## Begin SOURCE DATA

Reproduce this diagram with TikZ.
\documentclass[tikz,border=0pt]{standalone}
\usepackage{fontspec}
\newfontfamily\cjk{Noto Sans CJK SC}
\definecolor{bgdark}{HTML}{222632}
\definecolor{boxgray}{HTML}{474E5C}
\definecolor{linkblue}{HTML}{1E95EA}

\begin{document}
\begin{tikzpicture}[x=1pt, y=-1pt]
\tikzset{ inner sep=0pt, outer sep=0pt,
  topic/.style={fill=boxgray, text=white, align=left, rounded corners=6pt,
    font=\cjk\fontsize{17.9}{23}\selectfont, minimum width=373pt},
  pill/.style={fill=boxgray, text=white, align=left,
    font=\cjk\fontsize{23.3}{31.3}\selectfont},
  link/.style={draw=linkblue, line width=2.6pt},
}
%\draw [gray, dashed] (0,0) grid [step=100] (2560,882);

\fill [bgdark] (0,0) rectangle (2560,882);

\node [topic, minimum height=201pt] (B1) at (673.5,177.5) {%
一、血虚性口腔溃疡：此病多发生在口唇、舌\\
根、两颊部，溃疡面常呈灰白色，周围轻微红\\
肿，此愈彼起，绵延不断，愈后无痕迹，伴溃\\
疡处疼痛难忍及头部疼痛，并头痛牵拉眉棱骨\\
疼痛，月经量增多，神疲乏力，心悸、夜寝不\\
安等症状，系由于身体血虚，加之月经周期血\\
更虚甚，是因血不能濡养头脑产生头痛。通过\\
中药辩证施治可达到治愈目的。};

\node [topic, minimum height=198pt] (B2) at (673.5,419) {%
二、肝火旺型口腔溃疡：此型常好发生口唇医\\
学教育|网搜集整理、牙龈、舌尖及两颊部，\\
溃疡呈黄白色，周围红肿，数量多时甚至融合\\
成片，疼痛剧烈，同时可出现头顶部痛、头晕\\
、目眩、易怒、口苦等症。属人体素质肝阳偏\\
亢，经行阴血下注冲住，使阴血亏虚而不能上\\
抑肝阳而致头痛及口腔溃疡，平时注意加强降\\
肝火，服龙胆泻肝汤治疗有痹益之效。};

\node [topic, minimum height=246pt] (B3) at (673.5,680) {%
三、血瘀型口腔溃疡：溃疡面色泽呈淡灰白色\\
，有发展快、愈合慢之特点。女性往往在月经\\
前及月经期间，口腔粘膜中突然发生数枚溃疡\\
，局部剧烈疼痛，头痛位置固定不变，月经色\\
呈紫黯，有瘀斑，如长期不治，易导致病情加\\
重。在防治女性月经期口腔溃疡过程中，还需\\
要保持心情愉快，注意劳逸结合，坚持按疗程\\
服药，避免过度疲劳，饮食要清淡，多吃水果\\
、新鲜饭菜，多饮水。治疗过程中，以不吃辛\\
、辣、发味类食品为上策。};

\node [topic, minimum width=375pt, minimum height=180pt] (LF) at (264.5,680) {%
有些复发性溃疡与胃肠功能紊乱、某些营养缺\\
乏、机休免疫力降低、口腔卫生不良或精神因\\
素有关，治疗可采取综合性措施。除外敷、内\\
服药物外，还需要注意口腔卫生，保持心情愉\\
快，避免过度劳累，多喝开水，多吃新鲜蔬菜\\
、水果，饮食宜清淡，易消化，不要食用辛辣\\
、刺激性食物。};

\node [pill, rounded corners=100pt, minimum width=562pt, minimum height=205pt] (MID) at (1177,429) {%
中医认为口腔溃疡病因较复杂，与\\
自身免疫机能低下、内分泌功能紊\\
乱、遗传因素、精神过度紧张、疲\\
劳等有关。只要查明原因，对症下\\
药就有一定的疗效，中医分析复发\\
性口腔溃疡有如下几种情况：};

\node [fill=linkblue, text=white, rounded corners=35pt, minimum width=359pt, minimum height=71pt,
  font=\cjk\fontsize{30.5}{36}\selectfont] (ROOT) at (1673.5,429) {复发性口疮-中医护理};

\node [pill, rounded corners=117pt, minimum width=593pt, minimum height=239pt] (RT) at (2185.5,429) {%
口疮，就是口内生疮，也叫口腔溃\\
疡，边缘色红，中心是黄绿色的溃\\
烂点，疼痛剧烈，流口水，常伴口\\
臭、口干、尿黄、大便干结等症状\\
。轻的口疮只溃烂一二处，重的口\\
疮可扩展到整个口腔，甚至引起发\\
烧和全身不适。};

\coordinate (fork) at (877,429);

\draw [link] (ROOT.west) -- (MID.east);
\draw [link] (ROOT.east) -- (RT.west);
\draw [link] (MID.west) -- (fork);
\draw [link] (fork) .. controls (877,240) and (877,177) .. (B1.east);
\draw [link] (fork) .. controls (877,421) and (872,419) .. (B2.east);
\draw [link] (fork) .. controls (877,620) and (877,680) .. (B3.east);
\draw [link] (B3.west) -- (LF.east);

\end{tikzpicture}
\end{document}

## End SOURCE DATA

_WHAT YOU HAVE TO DO_: Please transcribe, exactly and with nothing added, the lines from the first line of the material above through the line that contains "(ROOT) at (1673.5,429)".

_EXERCISE RESULT_:
Reproduce this diagram with TikZ.
\documentclass[tikz,border=0pt]{standalone}
\usepackage{fontspec}
\newfontfamily\cjk{Noto Sans CJK SC}
\definecolor{bgdark}{HTML}{222632}
\definecolor{boxgray}{HTML}{474E5C}
\definecolor{linkblue}{HTML}{1E95EA}

\begin{document}
\begin{tikzpicture}[x=1pt, y=-1pt]
\tikzset{ inner sep=0pt, outer sep=0pt,
  topic/.style={fill=boxgray, text=white, align=left, rounded corners=6pt,
    font=\cjk\fontsize{17.9}{23}\selectfont, minimum width=373pt},
  pill/.style={fill=boxgray, text=white, align=left,
    font=\cjk\fontsize{23.3}{31.3}\selectfont},
  link/.style={draw=linkblue, line width=2.6pt},
}
%\draw [gray, dashed] (0,0) grid [step=100] (2560,882);

\fill [bgdark] (0,0) rectangle (2560,882);

\node [topic, minimum height=201pt] (B1) at (673.5,177.5) {%
一、血虚性口腔溃疡：此病多发生在口唇、舌\\
根、两颊部，溃疡面常呈灰白色，周围轻微红\\
肿，此愈彼起，绵延不断，愈后无痕迹，伴溃\\
疡处疼痛难忍及头部疼痛，并头痛牵拉眉棱骨\\
疼痛，月经量增多，神疲乏力，心悸、夜寝不\\
安等症状，系由于身体血虚，加之月经周期血\\
更虚甚，是因血不能濡养头脑产生头痛。通过\\
中药辩证施治可达到治愈目的。};

\node [topic, minimum height=198pt] (B2) at (673.5,419) {%
二、肝火旺型口腔溃疡：此型常好发生口唇医\\
学教育|网搜集整理、牙龈、舌尖及两颊部，\\
溃疡呈黄白色，周围红肿，数量多时甚至融合\\
成片，疼痛剧烈，同时可出现头顶部痛、头晕\\
、目眩、易怒、口苦等症。属人体素质肝阳偏\\
亢，经行阴血下注冲住，使阴血亏虚而不能上\\
抑肝阳而致头痛及口腔溃疡，平时注意加强降\\
肝火，服龙胆泻肝汤治疗有痹益之效。};

\node [topic, minimum height=246pt] (B3) at (673.5,680) {%
三、血瘀型口腔溃疡：溃疡面色泽呈淡灰白色\\
，有发展快、愈合慢之特点。女性往往在月经\\
前及月经期间，口腔粘膜中突然发生数枚溃疡\\
，局部剧烈疼痛，头痛位置固定不变，月经色\\
呈紫黯，有瘀斑，如长期不治，易导致病情加\\
重。在防治女性月经期口腔溃疡过程中，还需\\
要保持心情愉快，注意劳逸结合，坚持按疗程\\
服药，避免过度疲劳，饮食要清淡，多吃水果\\
、新鲜饭菜，多饮水。治疗过程中，以不吃辛\\
、辣、发味类食品为上策。};

\node [topic, minimum width=375pt, minimum height=180pt] (LF) at (264.5,680) {%
有些复发性溃疡与胃肠功能紊乱、某些营养缺\\
乏、机休免疫力降低、口腔卫生不良或精神因\\
素有关，治疗可采取综合性措施。除外敷、内\\
服药物外，还需要注意口腔卫生，保持心情愉\\
快，避免过度劳累，多喝开水，多吃新鲜蔬菜\\
、水果，饮食宜清淡，易消化，不要食用辛辣\\
、刺激性食物。};

\node [pill, rounded corners=100pt, minimum width=562pt, minimum height=205pt] (MID) at (1177,429) {%
中医认为口腔溃疡病因较复杂，与\\
自身免疫机能低下、内分泌功能紊\\
乱、遗传因素、精神过度紧张、疲\\
劳等有关。只要查明原因，对症下\\
药就有一定的疗效，中医分析复发\\
性口腔溃疡有如下几种情况：};

\node [fill=linkblue, text=white, rounded corners=35pt, minimum width=359pt, minimum height=71pt,
  font=\cjk\fontsize{30.5}{36}\selectfont] (ROOT) at (1673.5,429) {复发性口疮-中医护理};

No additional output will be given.